### What you will do
Take the lines from the head of the listing through the one bearing "minimum width=338pt, minimum" and copy them exactly, leaving every picture out.

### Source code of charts
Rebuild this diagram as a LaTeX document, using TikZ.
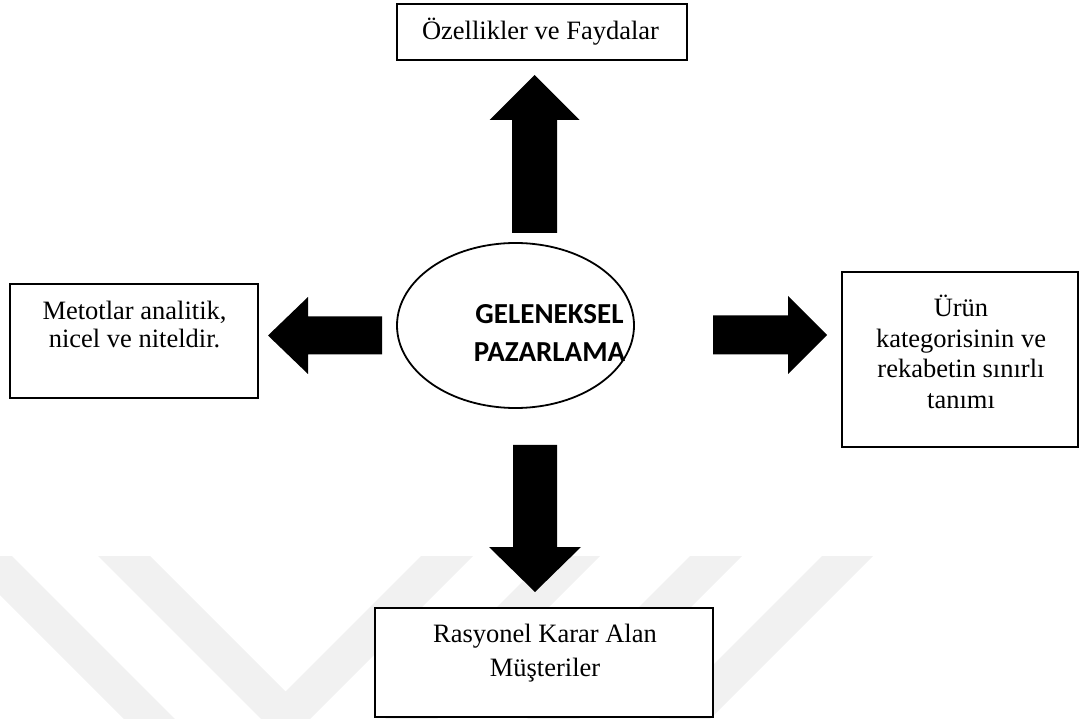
\documentclass[tikz,border=0pt]{standalone}
\usepackage{fontspec}
\setmainfont{Liberation Serif}
\newfontfamily\carlito{Carlito}
\usetikzlibrary{calc,shapes.geometric}

\definecolor{wmgray}{RGB}{241,241,241}

% filled block arrow from #1 (base) to #2 (tip):
% #3 half shaft width, #4 half head width, #5 head length
\newcommand\blockarrow[5]{%
  \coordinate (ba-neck) at ($(#2)!#5!(#1)$);
  \fill ($(#1)!#3!90:(#2)$) -- ($(ba-neck)!#3!90:(#2)$) -- ($(ba-neck)!#4!90:(#2)$)
    -- (#2) -- ($(ba-neck)!#4!-90:(#2)$) -- ($(ba-neck)!#3!-90:(#2)$)
    -- ($(#1)!#3!-90:(#2)$) -- cycle;
}

\tikzset{
  box/.style={draw, line width=1.7pt, fill=white, inner sep=0pt},
  txt/.style={inner sep=0pt, align=center},
  wm/.style={fill=wmgray},
}

\begin{document}
\begin{tikzpicture}[x=1pt,y=-1pt]
\useasboundingbox (0,0) rectangle (1080,719);

% faint background stripes
\begin{scope}
  \clip (0,0) rectangle (1080,719);
  \fill[wm] (-39,556) -- (12,556) -- (175,719) -- (124,719) -- cycle;
  \fill[wm] (98,556) -- (150,556) -- (285.5,691.5) -- (421,556) -- (473,556)
            -- (310,719) -- (261,719) -- cycle;
  \fill[wm] (548,556) -- (600,556) -- (437,719) -- (385,719) -- cycle;
  \fill[wm] (690,556) -- (742,556) -- (579,719) -- (527,719) -- cycle;
  \fill[wm] (822,556) -- (873,556) -- (710,719) -- (659,719) -- cycle;
\end{scope}

% outer boxes
\node[box, minimum width=290pt, minimum height=56pt] (top) at (542,32) {};
\node[box, minimum width=248pt, minimum height=114pt] (left) at (134,341) {};
\node[box, minimum width=236pt, minimum height=175pt] (right) at (960,359.5) {};
\node[box, minimum width=338pt, minimum height=109pt] (bottom) at (544,662.5) {};

\begin{scope}[every node/.append style={font=\fontsize{26.5}{30}\selectfont}]
  \node[txt, anchor=base] (toptext) at (540.5,39.3) {Özellikler ve Faydalar};
  \node[txt, font=\fontsize{26.5}{28}\selectfont] (lefttext) at (134.5,324)
    {Metotlar analitik,\\nicel ve niteldir.};
  \node[txt, font=\fontsize{26.5}{30.5}\selectfont] (righttext) at (961,352)
    {Ürün\\kategorisinin ve\\rekabetin sınırlı\\tanımı};
  \node[txt, font=\fontsize{26.5}{34}\selectfont] (bottomtext) at (545,653.5)
    {Rasyonel Karar Alan\\Müşteriler};
\end{scope}

% central ellipse
\node[ellipse, draw, line width=1.8pt, fill=white, minimum width=237pt,
      minimum height=165pt, inner sep=0pt] (center) at (515.5,325.5) {};
\node[txt, font=\carlito\bfseries\fontsize{29}{38}\selectfont] (centertext)
  at (549.5,333) {GELENEKSEL\\PAZARLAMA};

% block arrows leaving the ellipse
\coordinate (upbase) at (534.5,233);   \coordinate (uptip) at (534.5,75);
\coordinate (lbase) at (382,335.5);    \coordinate (ltip) at (268,335.5);
\coordinate (rbase) at (713,335);      \coordinate (rtip) at (827,335);
\coordinate (dbase) at (535,445);      \coordinate (dtip) at (535,592);
\blockarrow{upbase}{uptip}{22.5pt}{45pt}{45pt}
\blockarrow{lbase}{ltip}{19pt}{38.5pt}{40pt}
\blockarrow{rbase}{rtip}{19.5pt}{39pt}{39pt}
\blockarrow{dbase}{dtip}{22pt}{46pt}{45pt}
\end{tikzpicture}
\end{document}
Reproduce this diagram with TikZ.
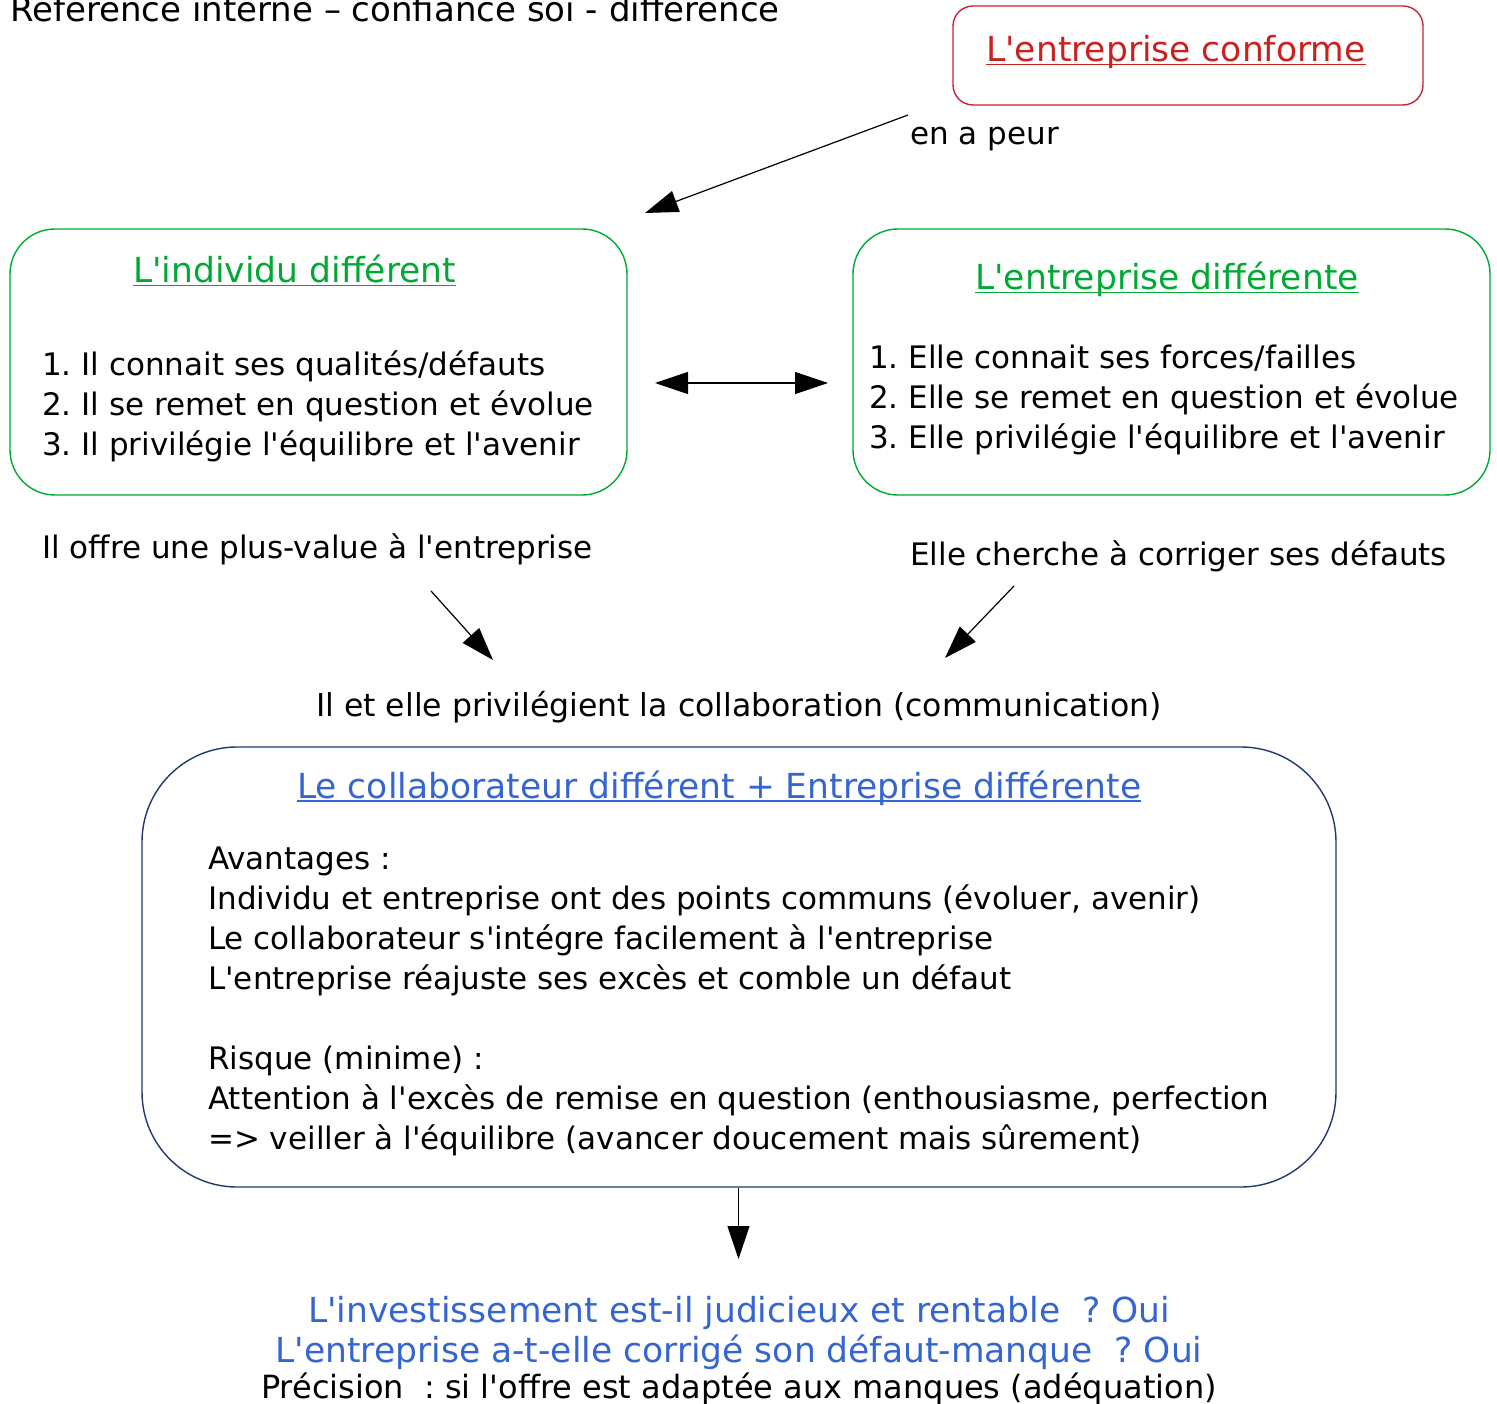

### Full answer
Rebuild this diagram as a LaTeX document, using TikZ.
\documentclass[tikz,border=0pt]{standalone}
\usepackage{fontspec}
\setmainfont{Liberation Serif}
\newfontfamily\carlito{Carlito}
\usetikzlibrary{calc,shapes.geometric}

\definecolor{wmgray}{RGB}{241,241,241}

% filled block arrow from #1 (base) to #2 (tip):
% #3 half shaft width, #4 half head width, #5 head length
\newcommand\blockarrow[5]{%
  \coordinate (ba-neck) at ($(#2)!#5!(#1)$);
  \fill ($(#1)!#3!90:(#2)$) -- ($(ba-neck)!#3!90:(#2)$) -- ($(ba-neck)!#4!90:(#2)$)
    -- (#2) -- ($(ba-neck)!#4!-90:(#2)$) -- ($(ba-neck)!#3!-90:(#2)$)
    -- ($(#1)!#3!-90:(#2)$) -- cycle;
}

\tikzset{
  box/.style={draw, line width=1.7pt, fill=white, inner sep=0pt},
  txt/.style={inner sep=0pt, align=center},
  wm/.style={fill=wmgray},
}

\begin{document}
\begin{tikzpicture}[x=1pt,y=-1pt]
\useasboundingbox (0,0) rectangle (1080,719);

% faint background stripes
\begin{scope}
  \clip (0,0) rectangle (1080,719);
  \fill[wm] (-39,556) -- (12,556) -- (175,719) -- (124,719) -- cycle;
  \fill[wm] (98,556) -- (150,556) -- (285.5,691.5) -- (421,556) -- (473,556)
            -- (310,719) -- (261,719) -- cycle;
  \fill[wm] (548,556) -- (600,556) -- (437,719) -- (385,719) -- cycle;
  \fill[wm] (690,556) -- (742,556) -- (579,719) -- (527,719) -- cycle;
  \fill[wm] (822,556) -- (873,556) -- (710,719) -- (659,719) -- cycle;
\end{scope}

% outer boxes
\node[box, minimum width=290pt, minimum height=56pt] (top) at (542,32) {};
\node[box, minimum width=248pt, minimum height=114pt] (left) at (134,341) {};
\node[box, minimum width=236pt, minimum height=175pt] (right) at (960,359.5) {};
\node[box, minimum width=338pt, minimum height=109pt] (bottom) at (544,662.5) {};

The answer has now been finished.